As a teacher, Dvořák left an American legacy that was rather barren. None of his conservatory pupils proved to be the American Beethoven or even the American Dvořák. Established American composers of the period, such as Edward MacDowell and Horatio Parker, continued to work in the Germanic tradition rather than experiment along the lines pointed out by Dvořák.

Yet even without disciples to nur- ture it, Dvořák’s influence survived. Ives marshaled the entire gamut of American popular music in the creation of his masterpieces of the Progressive period. During the thirties a whole generation of young American composers, led by Aaron Copland, Virgil Thomson, and Roy Harris, returned to native soil to find inspiration for serious works. And let it not be forgotten that the “classical” American work with which the average listener most closely identifies was labeled by its composer a “folk opera.” What Gershwin did in Porgy and Bess , in fact, infusing his own melodic creations with a Negro idiom, approached perhaps closer than anything else the modus of Dvořák himself.

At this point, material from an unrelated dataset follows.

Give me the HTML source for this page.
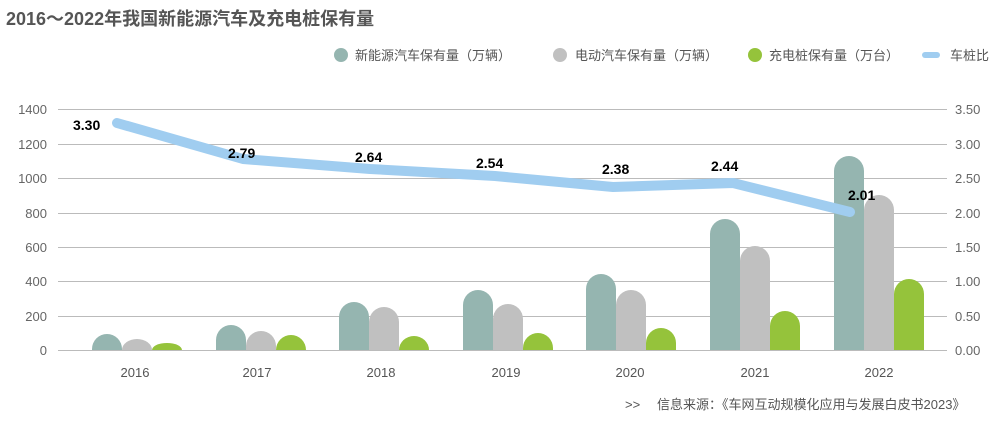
<!DOCTYPE html>
<html><head><meta charset="utf-8"><style>
body{margin:0;background:#fff;width:996px;height:421px;overflow:hidden}
svg{display:block}
text{font-family:"Liberation Sans","Noto Sans CJK SC",sans-serif}
</style></head><body>
<svg width="996" height="421" xmlns="http://www.w3.org/2000/svg">
<text x="6" y="25" font-size="18" font-weight="bold" fill="#555">2016～2022年我国新能源汽车及充电桩保有量</text>
<g font-size="13" fill="#555">
<circle cx="341" cy="55" r="7" fill="#95b5b0"/><text x="355" y="60">新能源汽车保有量（万辆）</text>
<circle cx="560" cy="55" r="7" fill="#c0c0c0"/><text x="575" y="60">电动汽车保有量（万辆）</text>
<circle cx="755" cy="55" r="7" fill="#95c33b"/><text x="769" y="60">充电桩保有量（万台）</text>
<line x1="925" y1="55" x2="937" y2="55" stroke="#a0cdf0" stroke-width="6" stroke-linecap="round"/><text x="950" y="60">车桩比</text>
</g>
<g stroke="#bbb" stroke-width="1">
<line x1="58" x2="947" y1="109.5" y2="109.5"/><line x1="58" x2="947" y1="144.5" y2="144.5"/>
<line x1="58" x2="947" y1="178.5" y2="178.5"/><line x1="58" x2="947" y1="213.5" y2="213.5"/>
<line x1="58" x2="947" y1="247.5" y2="247.5"/><line x1="58" x2="947" y1="281.5" y2="281.5"/>
<line x1="58" x2="947" y1="316.5" y2="316.5"/><line x1="58" x2="947" y1="350.5" y2="350.5"/>
</g>
<g font-size="13" fill="#666" text-anchor="end" font-family="Liberation Serif">
<text x="47" y="114">1400</text><text x="47" y="149">1200</text><text x="47" y="183">1000</text>
<text x="47" y="218">800</text><text x="47" y="252">600</text><text x="47" y="286">400</text>
<text x="47" y="321">200</text><text x="47" y="355">0</text>
</g>
<g font-size="13" fill="#666" font-family="Liberation Serif">
<text x="955" y="114">3.50</text><text x="955" y="149">3.00</text><text x="955" y="183">2.50</text>
<text x="955" y="218">2.00</text><text x="955" y="252">1.50</text><text x="955" y="286">1.00</text>
<text x="955" y="321">0.50</text><text x="955" y="355">0.00</text>
</g>
<g font-size="13" fill="#555" text-anchor="middle" font-family="Liberation Serif">
<text x="135" y="377">2016</text><text x="257" y="377">2017</text><text x="381" y="377">2018</text>
<text x="506" y="377">2019</text><text x="630" y="377">2020</text><text x="755" y="377">2021</text><text x="879" y="377">2022</text>
</g>
<g fill="#95b5b0">
<path d="M92 350V349A15 15 0 0 1 122 349V350Z"/>
<path d="M216 350V340A15 15 0 0 1 246 340V350Z"/>
<path d="M339 350V317A15 15 0 0 1 369 317V350Z"/>
<path d="M463 350V305A15 15 0 0 1 493 305V350Z"/>
<path d="M586 350V289A15 15 0 0 1 616 289V350Z"/>
<path d="M710 350V234A15 15 0 0 1 740 234V350Z"/>
<path d="M834 350V171A15 15 0 0 1 864 171V350Z"/>
</g>
<g fill="#c0c0c0">
<path d="M122 350A15 11 0 0 1 152 350Z"/>
<path d="M246 350V346A15 15 0 0 1 276 346V350Z"/>
<path d="M369 350V322A15 15 0 0 1 399 322V350Z"/>
<path d="M493 350V319A15 15 0 0 1 523 319V350Z"/>
<path d="M616 350V305A15 15 0 0 1 646 305V350Z"/>
<path d="M740 350V261A15 15 0 0 1 770 261V350Z"/>
<path d="M864 350V210A15 15 0 0 1 894 210V350Z"/>
</g>
<g fill="#95c33b">
<path d="M152 350A15 7 0 0 1 182 350Z"/>
<path d="M276 350A15 15 0 0 1 306 350Z"/>
<path d="M399 350A15 14 0 0 1 429 350Z"/>
<path d="M523 350V348A15 15 0 0 1 553 348V350Z"/>
<path d="M646 350V343A15 15 0 0 1 676 343V350Z"/>
<path d="M770 350V326A15 15 0 0 1 800 326V350Z"/>
<path d="M894 350V294A15 15 0 0 1 924 294V350Z"/>
</g>
<polyline points="117,123 243,159 370,169 495,176 613,187 733,183 850,212" fill="none" stroke="#a0cdf0" stroke-width="10" stroke-linecap="round" stroke-linejoin="round"/>
<g font-size="14" font-weight="bold" fill="#000">
<text x="73" y="130">3.30</text><text x="228" y="158">2.79</text><text x="355" y="162">2.64</text>
<text x="476" y="168">2.54</text><text x="602" y="174">2.38</text><text x="711" y="171">2.44</text><text x="848" y="200">2.01</text>
</g>
<text x="625" y="409" font-size="13" fill="#555">&gt;&gt;</text>
<text x="657" y="409" font-size="13" fill="#555">信息来源：《车网互动规模化应用与发展白皮书2023》</text>
</svg>
</body></html>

Dvořák’s greatest contribution to American music, however, probably lay in the simple demonstration that great music could be written here. “It is one thing to receive the completed score of a new work from abroad,” said The Critic , hoping for Dvořák’s return, “but altogether a different thing to have the work fashioned and produced here. Somehow the process of construction leaks out.” Impatient at the tardy appearance of artistic masterpieces in the New World, some had seriously echoed the old suggestion that there was something about the American atmosphere, or soil, or milieu that militated against the exercise of the higher faculties. Not the least part of Antonin Dvořák’s legacy to the New World was the simple fact of that magical summer of 1893, when the composer from the banks of the Vltava found inspiration on the banks of the Turkey River.